Yup. It’s not the most consumer-focused of testing, we confess. But it proves the system is indeed rear-biased, and that the F-Pace’s balance can in turn be rear-led. In a world away from snowy drifts, this is evidence it should be fun to drive, and that it should feel naturally balanced whether you like to slide or not.
Leave all the electronics in their safest, most sensible modes - as most owners will - and it ought to still feel agile, not bumping into its electronic nannies at the first sniff of a tight corner. We’ll know for certain once we’ve driven it on some proper tarmac, of course. That comes in the spring.
Does handling really matter to SUV buyers?
Jag would like to think so. Its SUV was born with the Audi Q5 and BMW X3 as its benchmarks. Then Porsche launched the Macan partway through development and everything was put on hold.
“This car wouldn’t be the way it is if it wasn’t for the Macan,” the F-Pace’s engineering manager, Dave Shaw, tells TG. “Porsche effectively said ‘ooh, look at what you can do’ and we paused the programme for six to eight weeks, then all agreed we had to change and have been working at it ever since.”
While the F-Pace’s practicality had to remain, the Macan was immediately the dynamic benchmark. Miles of testing have been racked up at the Nürburgring, while the two have been tested alongside each other in Lapland. Jag reckons the F-Pace is friendlier for novice drivers, and it certainly feels wieldy and easy to control. And fun.
Silly stuff over. Tell me about those systems.
F-Paces will be available with something called Adaptive Surface Response, which constantly monitors grip and adjusts the drivetrain to match the surface you’re on, be it ice, mud, sand or snow. It’s similar to systems you’ll find in its Land Rover cousins, and it all takes place in the background - the driver can’t manually adjust it. They can switch out of it and into Normal and Dynamic modes when conditions improve, though.
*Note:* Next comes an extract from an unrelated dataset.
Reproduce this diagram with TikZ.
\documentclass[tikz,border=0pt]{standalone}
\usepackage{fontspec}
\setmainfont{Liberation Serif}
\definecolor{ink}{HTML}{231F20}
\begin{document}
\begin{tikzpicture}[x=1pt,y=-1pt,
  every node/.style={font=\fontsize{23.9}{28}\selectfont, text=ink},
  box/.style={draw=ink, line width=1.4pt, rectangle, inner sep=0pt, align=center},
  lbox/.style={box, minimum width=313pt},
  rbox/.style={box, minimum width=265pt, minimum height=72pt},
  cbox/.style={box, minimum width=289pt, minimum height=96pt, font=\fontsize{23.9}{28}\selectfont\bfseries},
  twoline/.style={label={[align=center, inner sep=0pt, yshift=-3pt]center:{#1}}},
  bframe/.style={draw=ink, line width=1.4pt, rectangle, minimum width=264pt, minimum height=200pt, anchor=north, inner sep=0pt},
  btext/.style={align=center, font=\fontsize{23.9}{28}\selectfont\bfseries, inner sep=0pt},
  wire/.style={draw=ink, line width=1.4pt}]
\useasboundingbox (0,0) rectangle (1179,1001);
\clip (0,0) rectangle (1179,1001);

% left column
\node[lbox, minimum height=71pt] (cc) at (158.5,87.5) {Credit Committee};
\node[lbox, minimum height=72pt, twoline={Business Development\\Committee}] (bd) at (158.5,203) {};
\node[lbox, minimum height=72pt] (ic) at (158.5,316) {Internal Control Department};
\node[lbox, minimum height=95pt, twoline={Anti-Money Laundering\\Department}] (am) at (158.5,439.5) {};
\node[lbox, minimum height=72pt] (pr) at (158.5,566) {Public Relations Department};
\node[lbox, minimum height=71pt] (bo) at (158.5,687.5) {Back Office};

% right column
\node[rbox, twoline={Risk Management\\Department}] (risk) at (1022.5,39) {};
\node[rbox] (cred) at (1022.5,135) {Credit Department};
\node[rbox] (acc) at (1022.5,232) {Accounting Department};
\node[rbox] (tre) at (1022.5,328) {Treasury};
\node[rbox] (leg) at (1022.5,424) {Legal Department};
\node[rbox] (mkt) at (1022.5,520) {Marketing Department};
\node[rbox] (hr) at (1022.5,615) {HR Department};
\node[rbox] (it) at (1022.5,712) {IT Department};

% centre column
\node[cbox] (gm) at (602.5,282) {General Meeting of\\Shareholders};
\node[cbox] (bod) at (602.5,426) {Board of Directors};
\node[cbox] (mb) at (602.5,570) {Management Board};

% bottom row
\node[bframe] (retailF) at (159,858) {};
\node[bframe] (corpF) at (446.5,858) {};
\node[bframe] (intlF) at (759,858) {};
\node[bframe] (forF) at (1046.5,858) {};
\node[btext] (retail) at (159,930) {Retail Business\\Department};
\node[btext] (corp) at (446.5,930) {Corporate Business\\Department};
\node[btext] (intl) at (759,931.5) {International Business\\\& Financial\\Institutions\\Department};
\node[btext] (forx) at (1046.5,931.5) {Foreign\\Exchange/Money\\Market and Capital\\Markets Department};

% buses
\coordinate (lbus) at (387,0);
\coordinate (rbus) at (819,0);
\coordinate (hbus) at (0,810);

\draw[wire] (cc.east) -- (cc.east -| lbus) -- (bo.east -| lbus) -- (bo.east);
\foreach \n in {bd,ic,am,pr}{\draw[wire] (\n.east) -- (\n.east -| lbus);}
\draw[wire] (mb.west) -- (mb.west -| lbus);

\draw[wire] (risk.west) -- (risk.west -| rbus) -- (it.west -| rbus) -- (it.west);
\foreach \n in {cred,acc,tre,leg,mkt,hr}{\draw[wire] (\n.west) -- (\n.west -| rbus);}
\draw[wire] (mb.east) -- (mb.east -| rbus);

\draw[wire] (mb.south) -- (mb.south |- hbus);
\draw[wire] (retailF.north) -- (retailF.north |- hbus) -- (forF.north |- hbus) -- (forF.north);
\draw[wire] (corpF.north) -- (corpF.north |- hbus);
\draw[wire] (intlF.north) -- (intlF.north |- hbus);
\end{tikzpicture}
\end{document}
Also adapted from the Land Rover tech chest is All Surface Progress Control, which acts as low-speed cruise control for tricky surfaces and inclines, and as hill descent control for declines. It operates without pedal inputs.
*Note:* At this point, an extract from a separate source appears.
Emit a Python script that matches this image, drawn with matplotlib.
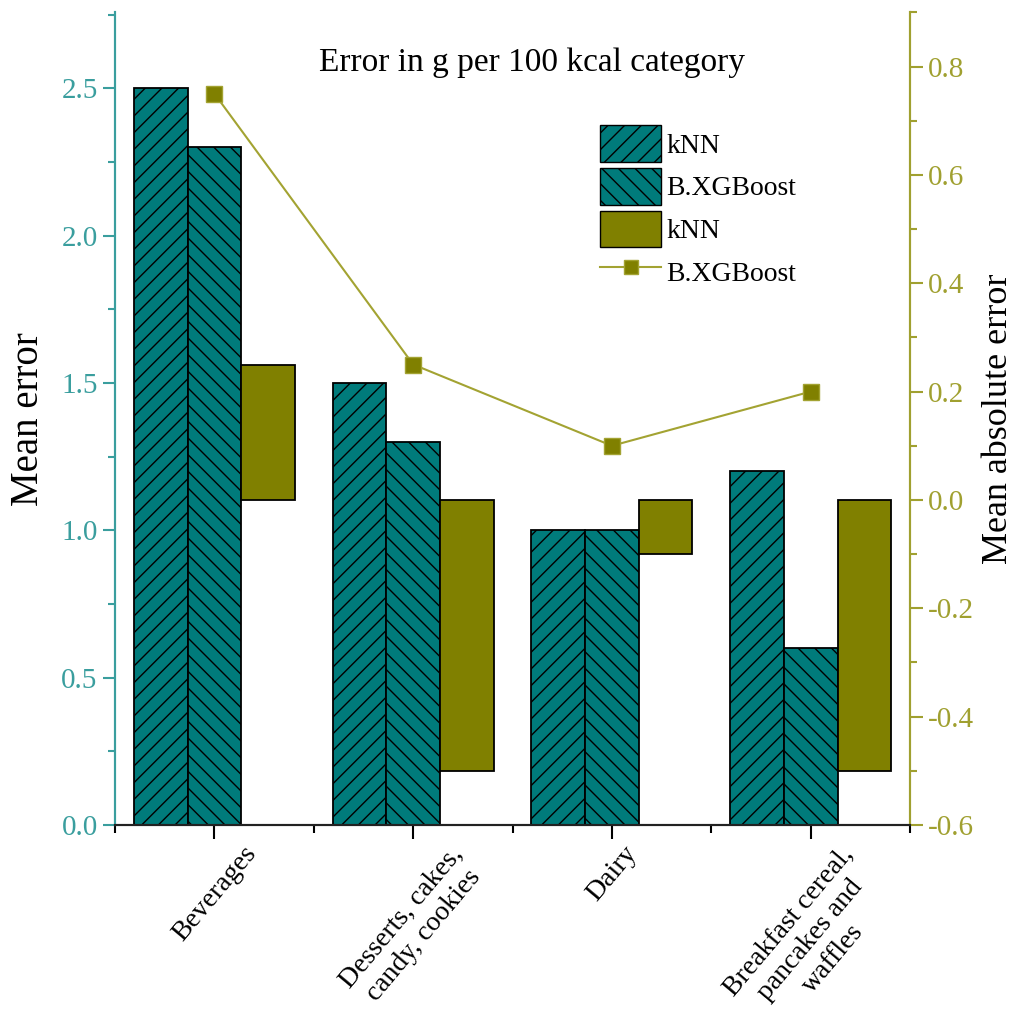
import matplotlib.pyplot as plt
from matplotlib.patches import Patch
from matplotlib.lines import Line2D
from matplotlib.ticker import MultipleLocator
import numpy as np

plt.rcParams['font.family'] = ['Liberation Serif', 'DejaVu Serif']
plt.rcParams['hatch.linewidth'] = 1.0

categories = ['Beverages', 'Desserts, cakes,\ncandy, cookies', 'Dairy',
              'Breakfast cereal,\npancakes and\nwaffles']
mean_err_knn = [2.5, 1.5, 1.0, 1.2]
mean_err_xgb = [2.3, 1.3, 1.0, 0.6]
mae_knn = [0.25, -0.5, -0.1, -0.5]
mae_xgb = [0.75, 0.25, 0.1, 0.2]

TEAL = '#007b7b'
OLIVE = '#808000'
TEAL_AX = '#3a9e9e'
OLIVE_AX = '#a0a030'
LINE_C = '#a3a332'

x = np.arange(len(categories))
w = 0.27

fig = plt.figure(figsize=(10.18, 10.32), dpi=100)
ax = fig.add_axes([0.113, 0.2006, 0.781, 0.7874])
ax2 = ax.twinx()

ax.bar(x - w, mean_err_knn, w, color=TEAL, edgecolor='black', linewidth=1.3, hatch='//', zorder=2)
ax.bar(x, mean_err_xgb, w, color=TEAL, edgecolor='black', linewidth=1.3, hatch='\\\\', zorder=2)
ax2.bar(x + w, mae_knn, w, color=OLIVE, edgecolor='black', linewidth=1.3, zorder=2)
ax2.plot(x, mae_xgb, color=LINE_C, linewidth=1.5, marker='s', markersize=11,
         markerfacecolor=OLIVE, markeredgecolor=LINE_C, zorder=3)

ax.set_xlim(-0.5, 3.5)
ax.set_ylim(0, 2.758)
ax2.set_ylim(-0.6, 0.9)

ax.set_xticks(x)
ax.set_xticklabels(categories, rotation=50, ha='center', va='top',
                   fontsize=20, multialignment='center', linespacing=1.2)
ax.set_xticks(np.arange(-0.5, 4.0, 1.0), minor=True)
ax.tick_params(axis='x', which='major', length=10, width=1.5, direction='out', pad=2)
ax.tick_params(axis='x', which='minor', length=6, width=1.5, direction='out')

ax.yaxis.set_major_locator(MultipleLocator(0.5))
ax.yaxis.set_minor_locator(MultipleLocator(0.25))
ax.tick_params(axis='y', which='major', length=9, width=1.5, colors=TEAL_AX, labelsize=21)
ax.tick_params(axis='y', which='minor', length=5, width=1.5, colors=TEAL_AX)
ax.yaxis.set_major_formatter(plt.FormatStrFormatter('%.1f'))

ax2.yaxis.set_major_locator(MultipleLocator(0.2))
ax2.yaxis.set_minor_locator(MultipleLocator(0.1))
ax2.tick_params(axis='y', which='major', length=9, width=1.5, colors=OLIVE_AX, labelsize=21)
ax2.tick_params(axis='y', which='minor', length=5, width=1.5, colors=OLIVE_AX)
ax2.yaxis.set_major_formatter(plt.FormatStrFormatter('%.1f'))

for a in (ax, ax2):
    a.spines['top'].set_visible(False)
    a.spines['left'].set_color(TEAL_AX)
    a.spines['right'].set_color(OLIVE_AX)
    a.spines['bottom'].set_color('#222222')
    for s in a.spines.values():
        s.set_linewidth(1.5)

ax.set_ylabel('Mean error', fontsize=28, labelpad=10)
ax2.set_ylabel('Mean absolute error', fontsize=26, labelpad=6)

ax.text(0.525, 0.938, 'Error in g per 100 kcal category', transform=ax.transAxes,
        ha='center', va='center', fontsize=24)

handles = [
    Patch(facecolor=TEAL, edgecolor='black', hatch='//', label='kNN'),
    Patch(facecolor=TEAL, edgecolor='black', hatch='\\\\', label='B.XGBoost'),
    Patch(facecolor=OLIVE, edgecolor='black', label='kNN'),
    Line2D([], [], color=LINE_C, linewidth=1.5, marker='s', markersize=10,
           markerfacecolor=OLIVE, markeredgecolor=LINE_C, label='B.XGBoost'),
]
ax2.legend(handles=handles, loc='upper left', bbox_to_anchor=(0.61, 0.861), frameon=False,
           fontsize=20, handlelength=2.2, handleheight=1.65, handletextpad=0.2,
           labelspacing=0.22, borderaxespad=0, borderpad=0)

fig.savefig('out.png', dpi=100)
Low-Friction Launch, meanwhile, does need the driver on the throttle, and it serves to get you off an icy driveway or assistance with hill-starts in tricky conditions, relieving the stress if you’ve a trailer behind, for instance.
Do they work?
They do. On the mixture of snow and ice at JLR’s north Sweden test centre, all three perform ably at their particular tasks, the F-Pace feeling secure and stress-free to drive in conditions that would be nasty and downright unsettling on actual roads. Over the wet grass and muddy fields that will present its most regular real-world obstacles, the F-Pace should be a breeze.
What engines can I have?
There’ll be a 178bhp 2.0-litre diesel to hoover up most of the sales, and a 296bhp 3.0-litre V6 diesel for those craving a stronger dose of performance.
Our first go was in the more niche - but ultimately more appealing - 3.0-litre V6 petrol, supercharger and all. It’s the same 375bhp unit you’ll find in the F-Type V6 S, and it retains its urgent responses and cheery exhaust bark here. But it also costs more than £50,000.
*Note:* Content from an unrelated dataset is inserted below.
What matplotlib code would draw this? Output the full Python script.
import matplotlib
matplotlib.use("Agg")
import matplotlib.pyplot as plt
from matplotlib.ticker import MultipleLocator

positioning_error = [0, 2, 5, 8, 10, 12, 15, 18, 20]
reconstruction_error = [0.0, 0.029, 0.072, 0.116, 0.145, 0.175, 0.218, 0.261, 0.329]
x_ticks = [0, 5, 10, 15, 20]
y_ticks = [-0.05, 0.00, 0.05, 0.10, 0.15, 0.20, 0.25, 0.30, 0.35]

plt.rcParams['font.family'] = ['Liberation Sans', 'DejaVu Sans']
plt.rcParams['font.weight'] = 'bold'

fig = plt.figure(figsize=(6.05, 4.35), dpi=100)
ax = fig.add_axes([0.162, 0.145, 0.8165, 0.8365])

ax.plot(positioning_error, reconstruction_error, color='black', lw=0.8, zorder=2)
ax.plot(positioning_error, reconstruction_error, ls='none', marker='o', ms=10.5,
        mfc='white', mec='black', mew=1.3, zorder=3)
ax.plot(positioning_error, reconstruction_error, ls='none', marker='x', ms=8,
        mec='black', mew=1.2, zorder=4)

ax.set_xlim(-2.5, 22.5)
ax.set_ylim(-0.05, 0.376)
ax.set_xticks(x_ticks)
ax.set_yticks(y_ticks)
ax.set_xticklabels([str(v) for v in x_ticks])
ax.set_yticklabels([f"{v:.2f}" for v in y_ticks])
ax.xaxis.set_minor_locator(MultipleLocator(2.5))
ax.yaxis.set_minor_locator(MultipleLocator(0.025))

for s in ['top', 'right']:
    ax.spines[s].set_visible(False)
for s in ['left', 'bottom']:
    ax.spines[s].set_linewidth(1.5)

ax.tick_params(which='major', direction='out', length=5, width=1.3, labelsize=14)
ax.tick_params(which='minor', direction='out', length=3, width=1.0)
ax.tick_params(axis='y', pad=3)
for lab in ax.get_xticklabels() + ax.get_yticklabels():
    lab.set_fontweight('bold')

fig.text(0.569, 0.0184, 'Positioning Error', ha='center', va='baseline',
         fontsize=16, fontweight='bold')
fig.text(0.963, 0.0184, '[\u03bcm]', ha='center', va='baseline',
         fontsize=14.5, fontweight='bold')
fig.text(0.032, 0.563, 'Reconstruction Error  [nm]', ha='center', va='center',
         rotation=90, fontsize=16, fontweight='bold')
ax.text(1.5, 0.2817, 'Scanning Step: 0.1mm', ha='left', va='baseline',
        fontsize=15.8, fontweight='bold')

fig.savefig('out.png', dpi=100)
Tell me about more sensible stuff.
The car we drove was officially a prototype, but camouflage aside, you’d never tell. The fit and finish was spot on and the interior lovely. XJ aside, it’s the best cabin Jag makes, and the new, ultra-widescreen infotainment setup is clear, lovely to use and ultra fast in its responses. Jag has taken a huge step on in this area in recent years.
The F-Pace looks and feels like a big hatchback rather than a burly SUV, too. It should be easier to thread through urban jungles than a Discovery (it’s nearly 800kg lighter, after all) and it’s an incredibly taut looking thing. Word is that it the sketch came before an SUV had been touted, though the current market would have brought one along regardless, you’d think.
Indeed, this could become Jaguar’s biggest seller. There’s already a four-month waiting list and it starts at an entirely reasonable £34,170. We’ll have a far clearer picture once we’ve driven it on actual roads, but given JLR’s recent form, the omens for success look very good.